Friday, 29 August 2008

Nose to the wheel, shoulder to the grindstone

That essay, due tomorrow. Here's a sneak preview of a paragraph that may or may not survive the next twenty-four hours of editing:

The Victorian obsession with bowel functions and the Victorian obsession with thrift, hard work and laissez-faire social policy meet in few places so telling as the autobiography of Herbert Spencer. Two volumes and over a thousand pages long, the Autobiography, posthumously published in 1904, is a case study in Victorian literary incontinence (its nineteen appendices signaling the excessive prolongation of Spencer’s authorial digestive tract). In its thrifty recycling of letters, reviews and journal entries, it is also a testimony to Spencer’s remarkable capacity not to let anything go to waste. Simultaneously displaying Spencer’s tendencies to conserve and needlessly to overflow, the Autobiography reveals the analogous tension between its author’s faith in theoretical capitalism and his personal unfitness for success in a capitalist economy.

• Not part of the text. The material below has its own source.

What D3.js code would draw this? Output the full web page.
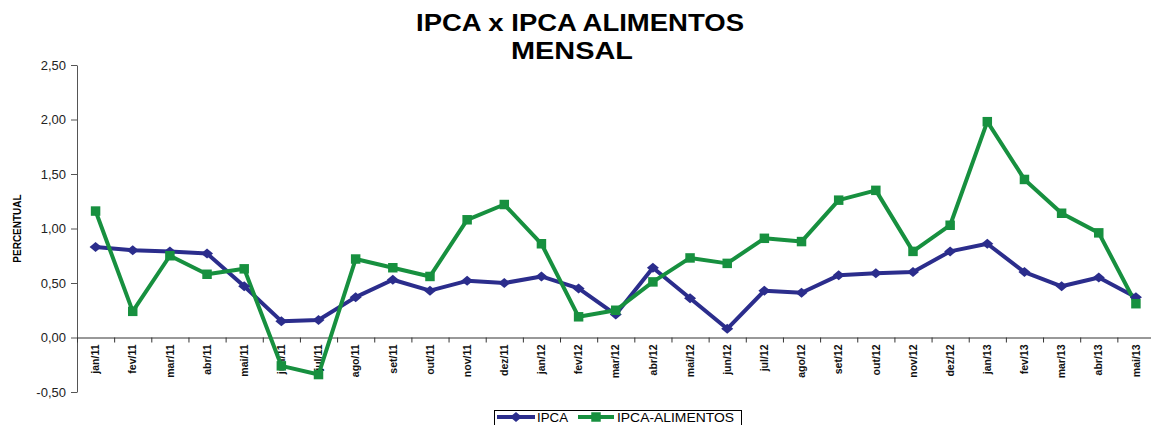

Speaking of incontinence, Ken the plumber popped round this morning to unblock my bathroom sink. Ken is a performance plumber - "Roll up, roll up, ladeez and gennulmen, and behold the plumbing of the vanity unit! Watch me put my arm down a toilet! See these leaks? Completely vanished!" I think he was a bit disappointed not to have a bigger audience.

3 comments:

lucy tartan said...

Lovely paragraph, I hope it survives(d).

I think I've seen those two voluminous volumes on the shelf at your last residence - and are they upholstered in a fetching shade of sludgy brown?

Alexis, Baron von Harlot said...

A sort of greeny blacky brown, with fawn lettering.

Still haven't decided on that paragraph. It's going to be quite a day.

TimT said...

I advise you to follow Oscar Wilde's dictum: "I spent the morning putting in a comma, and whiled away the afternoon taking it out again."

Alas, performance plumbing is a dying art form. Nowadays, all the young apprentices in performance plumbing quickly become surrealist electricians, or opera-singing glaziers.